Western Marine Shipyard in Chattogram, which had gained prominence by building 150 ships in 20 years and earning remittance through exports, has almost lost its business to cash crisis.
Its operation remained suspended for one and a half years before it resumed activities about a couple of months ago on a very limited scale.
Western Marine has hardly received any domestic and foreign orders after failing to keep promises on a few international deliveries.
The sorry state of today has little resemblance with its past record of exporting 33 ships to 12 nations, including Germany, Finland, Denmark and the United Arab Emirates, bringing in Tk1,400 crore in remittance.
Wishing not to be named, a director of the company, said Western Marine Shipyard had assets of Tk552 crore at present while its debts had climbed up to around Tk2,000 crore.
Western Marine has little hope of regaining its strength after breaching its commitment to international buyers, he said.
With the company going deep into a crisis, 19 banks and financial organisations are at risk over loan recovery.
No financial organisations are willing to provide fresh loans to Western Marine.
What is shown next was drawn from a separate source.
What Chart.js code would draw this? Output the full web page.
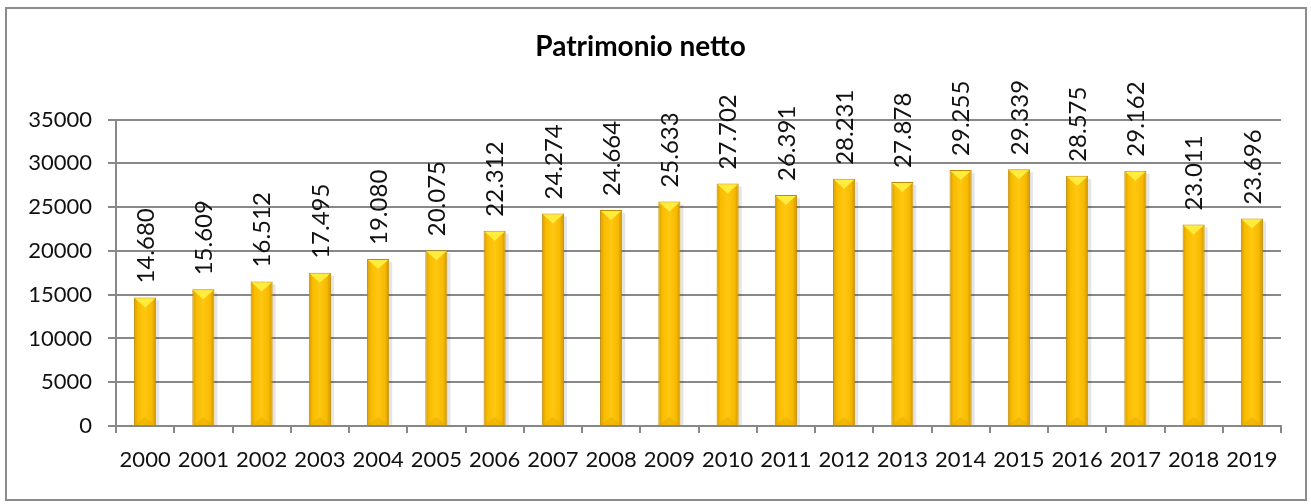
<!DOCTYPE html>
<html>
<head>
<meta charset="utf-8">
<script src="https://cdn.jsdelivr.net/npm/chart.js@4"></script>
<style>
  html, body { margin: 0; padding: 0; background: #fff; }
  #wrap { width: 1311px; height: 504px; }
</style>
</head>
<body>
<div id="wrap"><canvas id="chart" width="1311" height="504"></canvas></div>
<script>
const years = ["2000", "2001", "2002", "2003", "2004", "2005", "2006", "2007", "2008", "2009",
               "2010", "2011", "2012", "2013", "2014", "2015", "2016", "2017", "2018", "2019"];
const patrimonio = [14680, 15609, 16512, 17495, 19080, 20075, 22312, 24274, 24664, 25633,
                    27702, 26391, 28231, 27878, 29255, 29339, 28575, 29162, 23011, 23696];
const yTicks = [0, 5000, 10000, 15000, 20000, 25000, 30000, 35000];

const FONT = "Lato, 'Open Sans', sans-serif";
const BAR_PCT = 0.76, CAT_PCT = 0.5;

// format like 14.680
function fmt(v) {
    return String(v).replace(/\B(?=(\d{3})+(?!\d))/g, ".");
}

// golden horizontal gradient for each bar
function goldFill(context) {
    const chart = context.chart;
    const xs = chart.scales.x;
    if (!xs || !chart.chartArea || context.dataIndex === undefined) return '#ffc000';
    const cx = xs.getPixelForValue(context.dataIndex);
    const w = (chart.chartArea.width / years.length) * BAR_PCT * CAT_PCT;
    const g = chart.ctx.createLinearGradient(cx - w / 2, 0, cx + w / 2, 0);
    g.addColorStop(0, '#d49a00');
    g.addColorStop(0.18, '#f8bc00');
    g.addColorStop(0.5, '#ffc711');
    g.addColorStop(0.82, '#f6b900');
    g.addColorStop(1, '#c98f00');
    return g;
}

// frame around the whole picture
const framePlugin = {
    id: 'frame',
    beforeDraw(chart) {
        const ctx = chart.ctx;
        ctx.save();
        ctx.fillStyle = '#fff';
        ctx.fillRect(0, 0, chart.width, chart.height);
        ctx.strokeStyle = '#8c8c8c';
        ctx.lineWidth = 2;
        ctx.strokeRect(6, 8, 1300, 492);
        ctx.restore();
    }
};

// shadow, bevels and value labels
const barStyle = {
    id: 'barStyle',
    beforeDatasetsDraw(chart) {
        const ctx = chart.ctx;
        ctx.save();
        chart.getDatasetMeta(0).data.forEach(bar => {
            const x1 = bar.x + bar.width / 2;
            ctx.fillStyle = 'rgba(0,0,0,0.10)';
            ctx.fillRect(x1, bar.y + 3, 3, bar.base - bar.y - 3);
        });
        ctx.restore();
    },
    afterDatasetsDraw(chart) {
        const ctx = chart.ctx;
        ctx.save();
        chart.getDatasetMeta(0).data.forEach((bar, i) => {
            const x0 = bar.x - bar.width / 2, x1 = bar.x + bar.width / 2;
            // top bevel
            ctx.fillStyle = '#ffec3c';
            ctx.beginPath();
            ctx.moveTo(x0 + 1, bar.y + 1);
            ctx.lineTo(x1 - 1, bar.y + 1);
            ctx.lineTo(bar.x, bar.y + 10);
            ctx.closePath();
            ctx.fill();
            // bottom bevel
            ctx.fillStyle = 'rgba(230,170,0,0.5)';
            ctx.beginPath();
            ctx.moveTo(x0 + 1, bar.base);
            ctx.lineTo(x1 - 1, bar.base);
            ctx.lineTo(bar.x, bar.base - 8);
            ctx.closePath();
            ctx.fill();
            // value label, rotated
            ctx.save();
            ctx.translate(bar.x + 1, bar.y - 14);
            ctx.rotate(-Math.PI / 2);
            ctx.fillStyle = '#111';
            ctx.font = '24px ' + FONT;
            ctx.textAlign = 'left';
            ctx.textBaseline = 'middle';
            ctx.fillText(fmt(patrimonio[i]), 0, 0);
            ctx.restore();
        });
        ctx.restore();
    }
};

new Chart(document.getElementById('chart'), {
    type: 'bar',
    data: {
        labels: years,
        datasets: [{
            label: 'Patrimonio netto',
            data: patrimonio,
            backgroundColor: goldFill,
            borderColor: '#c08a00',
            borderWidth: 1,
            barPercentage: BAR_PCT,
            categoryPercentage: CAT_PCT
        }]
    },
    options: {
        responsive: false,
        animation: false,
        layout: { padding: { left: 0, right: 30, top: 0, bottom: 0 } },
        plugins: {
            legend: { display: false },
            tooltip: { enabled: false },
            title: {
                display: true,
                text: 'Patrimonio netto',
                color: '#000',
                font: { family: FONT, size: 28, weight: 'bold' },
                padding: { top: 30, bottom: 56 }
            }
        },
        scales: {
            x: {
                grid: {
                    display: true,
                    drawOnChartArea: false,
                    drawTicks: true,
                    tickLength: 7,
                    color: '#888',
                    lineWidth: 2
                },
                border: { color: '#888', width: 2 },
                ticks: {
                    color: '#111',
                    font: { family: FONT, size: 22 },
                    padding: 14,
                    maxRotation: 0,
                    autoSkip: false
                },
                afterFit(scale) { scale.height = 78; }
            },
            y: {
                min: 0,
                max: 35000,
                afterBuildTicks(scale) { scale.ticks = yTicks.map(v => ({ value: v })); },
                grid: {
                    color: '#888',
                    lineWidth: 2,
                    drawTicks: true,
                    tickLength: 8
                },
                border: { color: '#888', width: 2 },
                ticks: {
                    color: '#111',
                    font: { family: FONT, size: 22 },
                    padding: 16,
                    callback: v => String(v)
                },
                afterFit(scale) { scale.width = 116; }
            }
        }
    },
    plugins: [framePlugin, barStyle]
});
</script>
</body>
</html>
On one hand, the cash crunch has kept it from scaling up its operation while on the other, existing debts have ballooned with unpaid interests over the past two years.
Captain Tareque M Nasrullah, executive director of Western Marine, said, "We are trying to turn around and have already delivered a tugboat to the Chattogram port. Deliveries of two ships to Dubai and other large vassals to local parties have remained halted for the financial crisis."
The Business Standard, however, found the tugboat at the company's yard in a recent visit.
Ataul Hakim Siddique, assistant harbor master of Chittagong Port Authority told " We did not get any tugboat from Western Marine."
Debts and pending orders
Western Marine had easily secured loans as a company of an emerging industry but it did not pay back despite counting profits, said AKM Saiful Islam Chowdhury, an official of Bank Asia.
Deliveries of a cargo vessel of S Alam Group, a passenger vessel of Bangladesh Inland Water Transport Corporation, two tugboats of Chattogram and Payra port, and a landing craft of Bangladesh Army have become uncertain following advance payments.
Meanwhile, a Dubai based company, Al Rashid Shipping Limited, filed a lawsuit against Western Marine in June 2020 four months after it was scheduled to deliver two oil tankers.
The High Court on 19 August directed the Anti-Corruption Commission to investigate the payment of Tk23 crore to Western Marine by Chattogram port without receiving the delivery of a tugboat.
The ACC was asked to submit a probe report within two months.
The Chattogram Port Authority had inked an agreement to buy a tugboat for Tk37.75 crore and the tugboat was scheduled to be delivered by December 2018.
Western Marine has been working on another order for a tugboat by the Payra port authority. Company officials think the delivery will not be possible within the time agreed upon.
The need of the emerging industry
Executive Director Tareque said the government had launched "Ship Building Industry Development Policy" to provide long-term loans at low interest rates.
"Hopefully the company will be able to recover shortly," he added.
Captain Md Anam Chowdhury, president of Bangladesh Merchant Marine Officers' Association and Western Marine's independent director, said shipbuilding is a tech industry which can thrive on long-term and low interest loans.
Without any government support, this industry cannot survive.
Anam suggested launching a monitoring system to ensure proper utilization of loans.
It takes a long time to make profits and retain a positive business growth after investing in ship building, traders in this industry said.
But shipbuilders took short-term loans at high interest rates from banks and invested in long-term projects. Sometimes it takes around two years to build a ship which should be completed in six months due to unskilled workers and other obstacles, industry insiders said.
Therefore, company owners have to count losses for selling a vessel at a low price or pay a penalty for failing to meet the deadline for delivery, they added.
Not only Western Marine, other ship builders have also been facing similar challenges without a source of financing.